Chapter 4: Conscious Spending rejects brittle, perfectionist budgets in favor of a flexible plan with four buckets that are roughly right and automated, because imperfect consistency beats perfect but unsustainable rules. The theme reaches its philosophical core in Chapter 6: The Myth of Financial Expertise: the “expert” trap is a profit engine that keeps people passive. In Chapter 7: Investing Isn’t Only for Rich People, Sethi resolves the choice paralysis with two clear tracks—lifecycle funds or a simple index portfolio—urging readers to choose one and automate, closing the loop between principle and practice.


Key Examples

  • The Diet Analogy: The Introduction’s comparison—obsessing over trans fats vs. simply “eat less and exercise more”—exposes how details can masquerade as diligence while blocking action. In finance, this means stop debating hot stocks and start automating savings into low-cost funds; the move from theory to habit is the thematic pivot.
  • Smart Sally vs. Dumb Dan: The chart showing Smart Sally beating a later-starting peer despite investing for fewer years dramatizes the time value of action. Her advantage isn’t sophistication but timing—proof that imperfect-but-early trumps perfect-but-late.
  • Joey Schoblaska’s Paralysis: A reader, Joey, narrates how not knowing “the difference between a Roth and a traditional IRA” became an excuse for inaction. His inner monologue captures analysis paralysis as self-sabotage; the theme redirects that energy toward a single, immediate setup step.
  • The Debt “Just Start” Mandate: When weighing snowball vs. highest-APR, Sethi explicitly caps the decision at five minutes. This manufactured constraint shifts the goal from choosing best to choosing now—codifying the 85% Solution as a guardrail against procrastination.
  • Lifecycle Funds as the Ultimate 85% Solution: Lifecycle funds auto-diversify and rebalance, making them “good enough” for most investors without ongoing tinkering. By reducing decisions and volatility of effort, they transform one-time action into long-term adherence—a core thematic win.

Character Connections

As narrator and coach, Sethi embodies the anti-perfectionist pragmatist. He positions himself against an industry that monetizes confusion, designing a program that nudges readers into a cascade of small, compounding wins. His authority comes less from technical prowess than from behavioral design: automatic systems, preset choices, and time-boxed decisions.
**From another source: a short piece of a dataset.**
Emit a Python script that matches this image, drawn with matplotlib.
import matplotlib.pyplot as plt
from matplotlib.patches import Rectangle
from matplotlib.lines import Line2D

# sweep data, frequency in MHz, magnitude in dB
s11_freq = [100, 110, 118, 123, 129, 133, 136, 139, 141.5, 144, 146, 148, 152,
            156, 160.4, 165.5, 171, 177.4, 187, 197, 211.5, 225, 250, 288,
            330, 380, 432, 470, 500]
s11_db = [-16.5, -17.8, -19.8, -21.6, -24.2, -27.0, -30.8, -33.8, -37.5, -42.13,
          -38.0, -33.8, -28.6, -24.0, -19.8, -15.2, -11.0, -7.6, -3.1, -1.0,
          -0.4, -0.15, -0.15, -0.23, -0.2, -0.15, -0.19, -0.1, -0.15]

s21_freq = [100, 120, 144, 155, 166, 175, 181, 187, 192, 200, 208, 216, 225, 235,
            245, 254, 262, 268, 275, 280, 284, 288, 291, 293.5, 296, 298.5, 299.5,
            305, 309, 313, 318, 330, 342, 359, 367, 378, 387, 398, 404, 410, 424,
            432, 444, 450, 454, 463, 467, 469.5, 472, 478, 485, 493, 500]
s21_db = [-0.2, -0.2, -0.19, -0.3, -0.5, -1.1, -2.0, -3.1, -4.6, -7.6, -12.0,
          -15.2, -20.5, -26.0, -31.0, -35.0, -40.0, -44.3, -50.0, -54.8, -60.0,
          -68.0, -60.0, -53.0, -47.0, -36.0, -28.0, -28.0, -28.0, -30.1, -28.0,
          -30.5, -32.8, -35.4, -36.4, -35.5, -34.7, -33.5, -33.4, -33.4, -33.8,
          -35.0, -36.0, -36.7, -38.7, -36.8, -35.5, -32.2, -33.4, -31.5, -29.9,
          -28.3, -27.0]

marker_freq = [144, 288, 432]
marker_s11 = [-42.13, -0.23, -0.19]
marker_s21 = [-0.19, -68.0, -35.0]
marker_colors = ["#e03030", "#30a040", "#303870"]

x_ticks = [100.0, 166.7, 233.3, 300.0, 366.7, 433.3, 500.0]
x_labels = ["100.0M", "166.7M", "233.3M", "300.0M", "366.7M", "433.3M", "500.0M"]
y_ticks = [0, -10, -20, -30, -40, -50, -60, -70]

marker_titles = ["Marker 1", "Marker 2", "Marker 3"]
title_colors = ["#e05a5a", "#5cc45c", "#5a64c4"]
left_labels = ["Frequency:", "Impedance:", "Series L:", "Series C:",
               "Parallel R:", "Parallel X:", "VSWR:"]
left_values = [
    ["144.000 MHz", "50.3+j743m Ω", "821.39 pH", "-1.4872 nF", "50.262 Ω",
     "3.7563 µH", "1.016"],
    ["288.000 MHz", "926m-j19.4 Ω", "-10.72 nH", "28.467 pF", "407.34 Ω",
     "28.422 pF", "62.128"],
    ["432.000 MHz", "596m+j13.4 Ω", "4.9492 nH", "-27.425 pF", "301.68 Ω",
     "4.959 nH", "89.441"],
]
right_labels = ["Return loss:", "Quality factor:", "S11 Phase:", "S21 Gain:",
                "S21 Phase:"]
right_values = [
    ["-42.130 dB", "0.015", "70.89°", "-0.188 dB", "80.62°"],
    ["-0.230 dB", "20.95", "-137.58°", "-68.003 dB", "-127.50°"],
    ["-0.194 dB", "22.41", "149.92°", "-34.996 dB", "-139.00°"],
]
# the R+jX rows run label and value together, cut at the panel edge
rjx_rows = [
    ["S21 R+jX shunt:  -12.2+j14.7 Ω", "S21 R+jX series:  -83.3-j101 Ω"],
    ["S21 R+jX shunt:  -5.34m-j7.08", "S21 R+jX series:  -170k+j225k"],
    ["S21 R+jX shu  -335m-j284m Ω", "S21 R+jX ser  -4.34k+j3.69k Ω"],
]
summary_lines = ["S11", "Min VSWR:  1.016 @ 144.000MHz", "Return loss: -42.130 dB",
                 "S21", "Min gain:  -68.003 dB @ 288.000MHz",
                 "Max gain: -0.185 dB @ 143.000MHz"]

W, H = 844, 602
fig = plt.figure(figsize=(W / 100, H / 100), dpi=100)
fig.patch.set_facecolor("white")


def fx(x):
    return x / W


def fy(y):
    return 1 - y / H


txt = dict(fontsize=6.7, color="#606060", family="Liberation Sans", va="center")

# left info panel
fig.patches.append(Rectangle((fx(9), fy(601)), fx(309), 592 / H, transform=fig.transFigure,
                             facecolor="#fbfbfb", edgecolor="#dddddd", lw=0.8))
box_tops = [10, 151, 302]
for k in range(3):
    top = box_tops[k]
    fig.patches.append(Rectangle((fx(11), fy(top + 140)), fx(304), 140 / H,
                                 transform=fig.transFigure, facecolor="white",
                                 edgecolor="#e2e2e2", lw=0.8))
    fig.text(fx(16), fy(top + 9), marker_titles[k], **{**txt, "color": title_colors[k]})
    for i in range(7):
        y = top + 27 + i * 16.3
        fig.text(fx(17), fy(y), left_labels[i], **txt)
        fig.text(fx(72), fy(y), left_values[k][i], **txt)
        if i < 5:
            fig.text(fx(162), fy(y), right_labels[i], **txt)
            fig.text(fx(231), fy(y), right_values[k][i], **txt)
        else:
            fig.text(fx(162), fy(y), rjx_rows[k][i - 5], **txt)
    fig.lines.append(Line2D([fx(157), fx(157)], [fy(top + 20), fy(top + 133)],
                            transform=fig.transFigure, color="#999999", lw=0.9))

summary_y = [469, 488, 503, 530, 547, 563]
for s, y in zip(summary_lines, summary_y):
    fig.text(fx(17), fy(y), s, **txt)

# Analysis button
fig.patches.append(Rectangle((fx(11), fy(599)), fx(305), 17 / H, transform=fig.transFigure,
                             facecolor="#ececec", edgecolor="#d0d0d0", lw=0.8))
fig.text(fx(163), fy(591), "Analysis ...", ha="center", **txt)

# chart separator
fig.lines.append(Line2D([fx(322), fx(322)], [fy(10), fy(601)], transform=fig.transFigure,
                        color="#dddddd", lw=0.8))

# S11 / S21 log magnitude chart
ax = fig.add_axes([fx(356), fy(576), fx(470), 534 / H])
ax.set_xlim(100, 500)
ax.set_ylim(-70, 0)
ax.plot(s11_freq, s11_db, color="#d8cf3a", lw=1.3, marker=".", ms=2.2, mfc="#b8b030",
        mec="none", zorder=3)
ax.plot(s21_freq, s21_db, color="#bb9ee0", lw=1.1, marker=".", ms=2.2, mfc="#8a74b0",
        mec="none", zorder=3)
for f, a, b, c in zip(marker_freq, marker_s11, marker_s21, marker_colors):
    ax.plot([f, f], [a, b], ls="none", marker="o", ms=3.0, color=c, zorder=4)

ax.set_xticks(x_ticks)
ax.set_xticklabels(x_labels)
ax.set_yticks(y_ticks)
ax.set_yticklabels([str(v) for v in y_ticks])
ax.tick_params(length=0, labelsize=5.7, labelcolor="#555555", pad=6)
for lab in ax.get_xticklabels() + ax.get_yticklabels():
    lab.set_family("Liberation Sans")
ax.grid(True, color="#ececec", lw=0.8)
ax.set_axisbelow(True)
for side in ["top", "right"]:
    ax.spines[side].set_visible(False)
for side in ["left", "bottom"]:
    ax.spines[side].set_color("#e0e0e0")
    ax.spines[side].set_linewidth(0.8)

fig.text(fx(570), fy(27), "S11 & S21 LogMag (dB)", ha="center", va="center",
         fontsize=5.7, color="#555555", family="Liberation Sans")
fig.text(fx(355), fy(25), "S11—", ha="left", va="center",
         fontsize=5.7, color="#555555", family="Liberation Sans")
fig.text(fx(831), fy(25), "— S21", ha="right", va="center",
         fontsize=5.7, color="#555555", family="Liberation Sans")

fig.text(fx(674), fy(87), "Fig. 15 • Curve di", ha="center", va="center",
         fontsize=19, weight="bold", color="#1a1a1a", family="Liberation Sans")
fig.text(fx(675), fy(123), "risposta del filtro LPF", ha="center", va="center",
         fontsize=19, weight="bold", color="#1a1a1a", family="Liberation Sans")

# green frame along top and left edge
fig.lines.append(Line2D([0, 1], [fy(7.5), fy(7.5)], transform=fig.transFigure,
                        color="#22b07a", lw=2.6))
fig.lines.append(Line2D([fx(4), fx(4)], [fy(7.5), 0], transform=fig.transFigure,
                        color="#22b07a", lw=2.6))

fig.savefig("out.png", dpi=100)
Smart Sally personifies the payoff of the theme: she isn’t a wizard—she’s early, consistent, and hands-off. Her results dramatize the central thesis that time and automation do the heavy lifting once you get to “good enough.”
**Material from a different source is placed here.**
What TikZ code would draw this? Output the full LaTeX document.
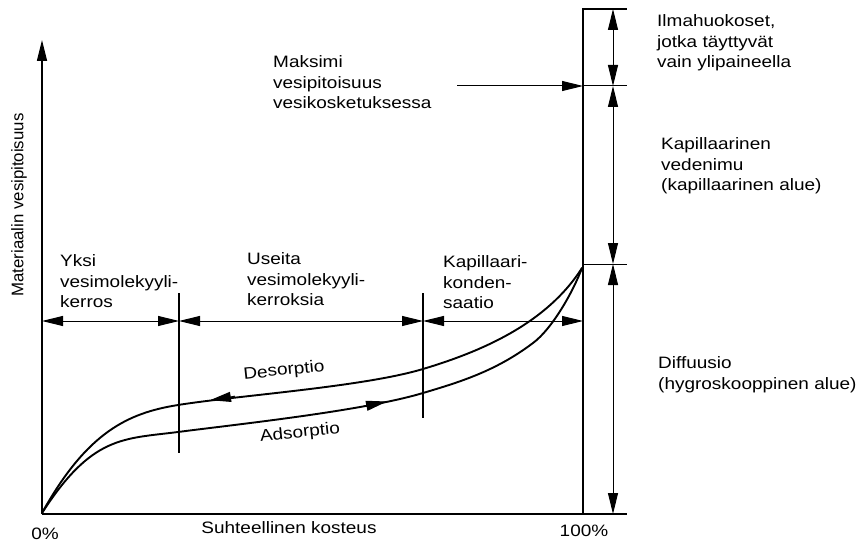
\documentclass[tikz,border=0pt]{standalone}
\usepackage{fontspec}
\setmainfont{Liberation Sans}[FakeStretch=1.15]
\newfontfamily\ylabfont{Liberation Sans}
\usetikzlibrary{arrows.meta}
\begin{document}
\begin{tikzpicture}[x=1pt,y=1pt,
  >={Triangle[length=21pt,width=10pt]},
  txt/.style={font=\fontsize{16.5}{20.5}\selectfont},
  lbl/.style={txt, align=left, anchor=north west, inner sep=0pt},
  axis/.style={line width=1.3pt},
  dim/.style={line width=1pt},
  tick/.style={line width=1.3pt},
  curve/.style={line width=1.9pt, line join=round, line cap=round}]
\useasboundingbox (0,0) rectangle (862,542);
% key coordinates
\coordinate (O) at (42,28);
\coordinate (Ytop) at (42,502);
\coordinate (Xend) at (627,28);
\coordinate (Hb) at (583,28);
\coordinate (Ht) at (583,533);
\coordinate (Tr) at (627,533);
\coordinate (Mk) at (583,456);
\coordinate (Mkr) at (627,456);
\coordinate (Mks) at (457,456);
\coordinate (Kp) at (583,278);
\coordinate (Kpr) at (627,278);
\coordinate (D1) at (613,533);
\coordinate (D2) at (613,456);
\coordinate (D3) at (613,278);
\coordinate (D4) at (613,28);
\coordinate (H0) at (42,221);
\coordinate (H1) at (179,221);
\coordinate (H2) at (423,221);
\coordinate (H3) at (583,221);
\coordinate (T1a) at (179,249);
\coordinate (T1b) at (179,89);
\coordinate (T2a) at (423,249);
\coordinate (T2b) at (423,124);
\coordinate (C0) at (42,29);
\coordinate (CE) at (582,274);
% axes
\draw[axis,->] (O) -- (Ytop);
\draw[axis] (O) -- (Xend);
\draw[axis] (Hb) -- (Ht) -- (Tr);
\draw[dim] (Mk) -- (Mkr);
\draw[dim] (Kp) -- (Kpr);
\draw[dim,->] (Mks) -- (Mk);
% vertical dimension arrows
\draw[dim,<->] (D1) -- (D2);
\draw[dim,<->] (D2) -- (D3);
\draw[dim,<->] (D3) -- (D4);
% horizontal dimension arrows
\draw[dim,<->] (H0) -- (H1);
\draw[dim,<->] (H1) -- (H2);
\draw[dim,<->] (H2) -- (H3);
\draw[tick] (T1a) -- (T1b);
\draw[tick] (T2a) -- (T2b);
% desorption curve
\draw[curve] (C0) .. controls (87,110) and (128,129) .. (178,137)
  .. controls (238,146.6) and (363,155) .. (423,173)
  .. controls (483,191) and (547,219) .. (CE);
% adsorption curve
\draw[curve] (C0) .. controls (92,106.5) and (123,103) .. (178,110)
  .. controls (238,117.8) and (363,131) .. (423,149)
  .. controls (460,160) and (496,171) .. (533,199)
  .. controls (552,213) and (573,250) .. (CE);
\coordinate (Da) at (235,145.8);
\coordinate (Db) at (210,141.8);
\coordinate (Aa) at (363,135.5);
\coordinate (Ab) at (387,140.5);
\draw[line width=1pt,->] (Da) -- (Db);
\draw[line width=1pt,->] (Aa) -- (Ab);
% labels
\node[txt, rotate=6] (des) at (284,171) {Desorptio};
\node[txt, rotate=6] (ads) at (300,109) {Adsorptio};
\node[lbl] (yksi) at (60,287.5) {Yksi\\vesimolekyyli-\\kerros};
\node[lbl] (useita) at (247,289.5) {Useita\\vesimolekyyli-\\kerroksia};
\node[lbl] (kond) at (443,286.5) {Kapillaari-\\konden-\\saatio};
\node[lbl] (maks) at (273,486.5) {Maksimi\\vesipitoisuus\\vesikosketuksessa};
\node[lbl] (ilma) at (657,527.5) {Ilmahuokoset,\\jotka täyttyvät\\vain ylipaineella};
\node[lbl] (kap) at (661,404.5) {Kapillaarinen\\vedenimu\\(kapillaarinen alue)};
\node[lbl] (diff) at (658,185.5) {Diffuusio\\(hygroskooppinen alue)};
\node[txt] (p0) at (45,8) {0\%};
\node[txt] (sk) at (289,14) {Suhteellinen kosteus};
\node[txt] (p100) at (584,11) {100\%};
\node[font=\ylabfont\fontsize{16.8}{20}\selectfont, rotate=90] (ylab) at (19,337) {Materiaalin vesipitoisuus};
\end{tikzpicture}
\end{document}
Financial “experts” and pundits serve as foils. Their complexity and jargon function as narrative antagonists—seductive but paralyzing. By bypassing them with low-cost index and lifecycle funds, the book recasts expertise as an unnecessary gatekeeper and reframes “good enough” as an act of autonomy.


Symbolic Elements

The Six-Week Program: The book’s weekly action steps symbolize the theme by chunking a daunting life project into discrete, doable moves. The structure enforces progress rhythms and makes perfectionism impractical.
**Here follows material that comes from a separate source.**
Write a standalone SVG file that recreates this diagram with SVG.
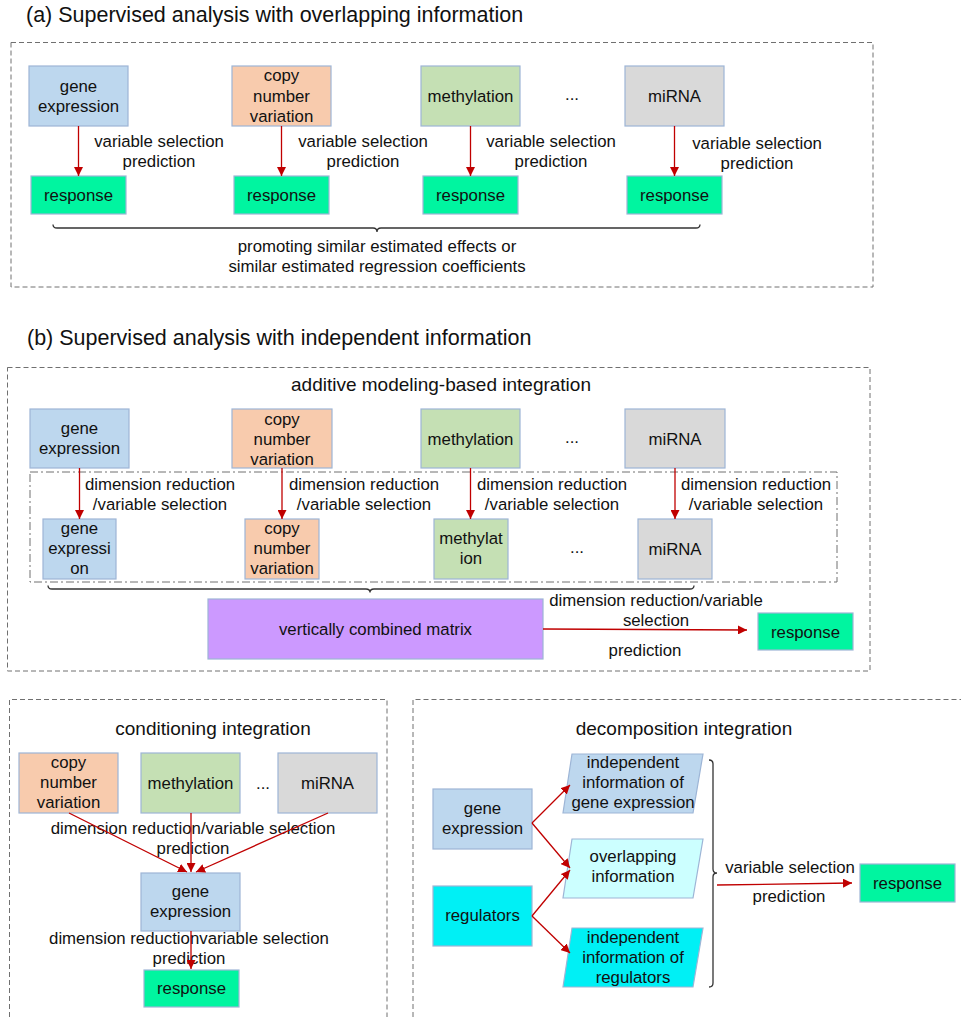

Automation: Automatic transfers and investment contributions stand in for the 85% Solution itself—one decisive setup that produces steady results without ongoing willpower. It’s a machine that turns intention into behavior.

The Couch: Joey’s couch becomes the emblem of inertia—comfort that conceals cost. It physicalizes analysis paralysis and highlights how the easiest choice now can be the most expensive later.


Contemporary Relevance

In an age of infinite feeds—crypto threads, TikTok “hacks,” and hot takes—overchoice and fear of missing out freeze decision-making. The 85% Solution is a countercultural stance: pick a few high-leverage moves, automate them, and ignore the noise. It’s also psychologically protective, replacing constant vigilance with systems that run in the background. In a culture obsessed with optimization, “good enough” becomes a strategy for both wealth-building and peace of mind.


Essential Quote

The 85 Percent Solution: Getting started is more important than becoming an expert. Too many of us get overwhelmed thinking we need to manage our money perfectly, which leads us to do nothing at all. That’s why the easiest way to manage your money is to take it one step at a time—and not worry about being perfect. I’d rather act and get it 85 percent right than do nothing. — Ramit Sethi, Introduction

This passage crystallizes the book’s behavioral thesis: perfectionism is not neutral—it’s a choice that produces zero returns. By privileging timely action and incremental steps, Sethi reframes “good enough” as a disciplined practice. The quote also justifies the book’s design: systems and automation exist to make 85% not just acceptable, but reliably repeatable.